Je suis certain que la « mémoire de l’esclavage », ne fera pas avancer d’un iota la cause du genre humain. Je mettrai plus d’espoir dans l’étude de son histoire, dans la lutte contre sa réalité présente et la réflexion sur le développement de l’Afrique. Car n’oublions pas que les « décideurs » internationaux qui ont abandonné définitivement ce continent à la charité internationale seront très heureux d’une journée commémorative. C’est une bonne conscience à peu de frais.

01 mai 2006

premier mai


Le 7 avril nous avons lancé notre nouveau bateau dont le nom est Bealtane. C’est le jour d’en parler car ce nom évoque le premier mai, la fête du renouveau, la fête de Beltené des Celtes entre l’équinoxe et le solstice d'été. L’étymologie proto-indo-européenne suggère : *bhel pour brasiller et *ten pour le feu. Ce jour-là en effet, on éteignait tous les feux pour n’allumer que le nouveau. Cette coutume persista en Ecosse jusqu’au 17ème siècle sous le nom de bealltainn.
Dans toute l’Europe, la reine ou belle de mai, les rameaux fleuris (l’églantine avant le muguet…) ont symbolisés la renaissance, l'alliance de l'esprit et de la nature, les mariages, enfin l’aube des temps nouveaux.
Car "faire le mai" était aussi synonyme de désordre. Depuis 1889, les grèves à la fois idylliques et subversives du 1er mai illustrent cette double signification.
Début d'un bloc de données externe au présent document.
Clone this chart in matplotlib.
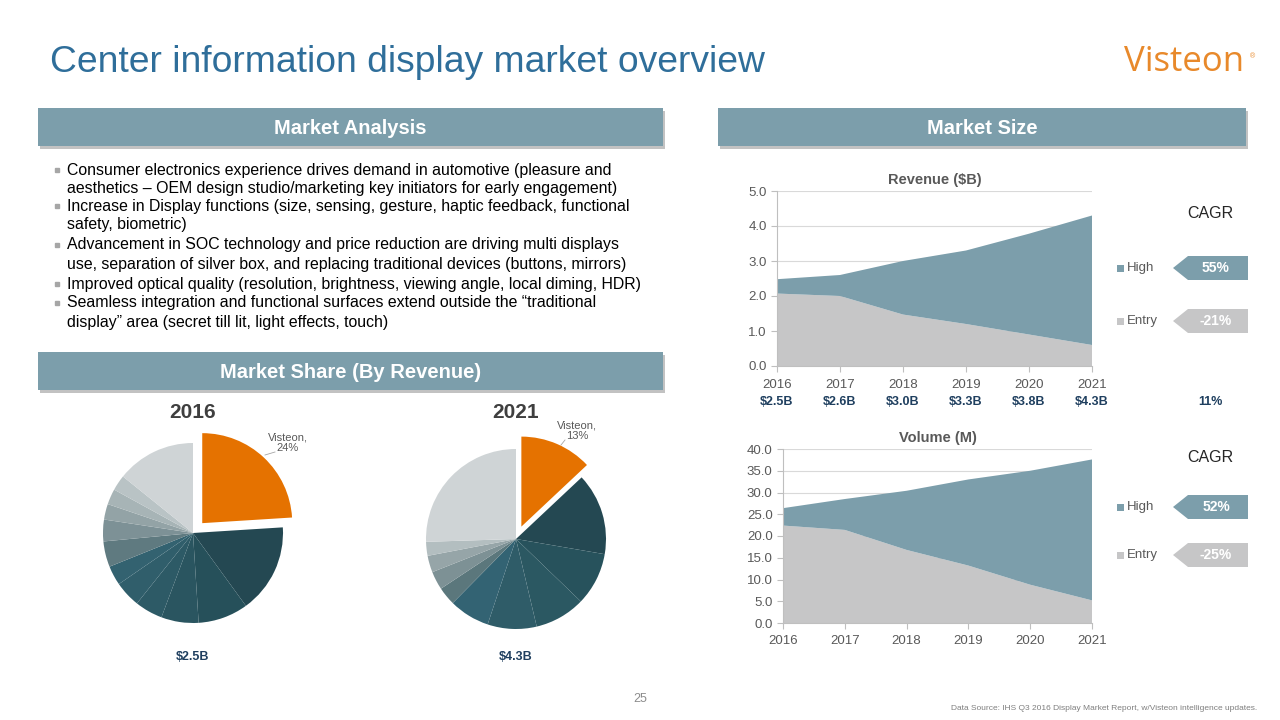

Le mot mai vient lui de Maïa, aînée des Pléiades dont la fête coïncidait dans la Grèce antique avec la fin de l’hivernage, le jour de la remise des bateaux à la mer.
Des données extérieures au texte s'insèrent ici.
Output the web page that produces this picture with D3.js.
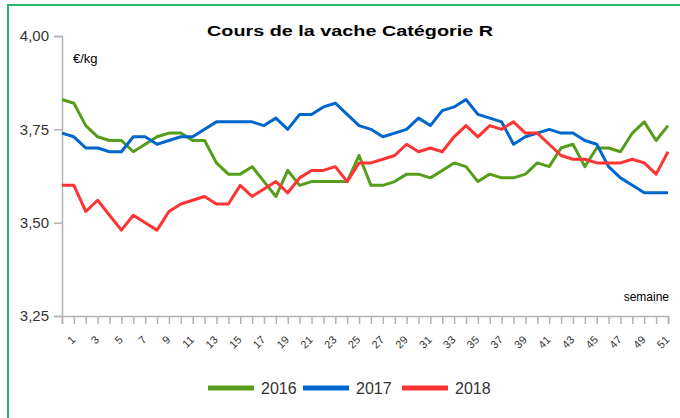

En irlandais, Bealtaine est le nom du mois de mai tout entier. Si l’Eglise a échoué à christianiser la fête, elle a fait de ce mois, le mois de Marie. Les statues de la Vierge ont alors remplacé dans les ifs et les chênes celles des anciennes vierges sanctifiées des Celtes. Enfin en anglais, Mayday (ancien nom : Beltane) est le premier jour de mai. Ce mot est aussi connu des marins comme un appel à la solidarité en tant que transcription phonétique du français « m’aider ».
Nous devons ce bateau à ma mère, Marie, née Groschêne, à Margueray, département de la Manche, le 22 mai 1912.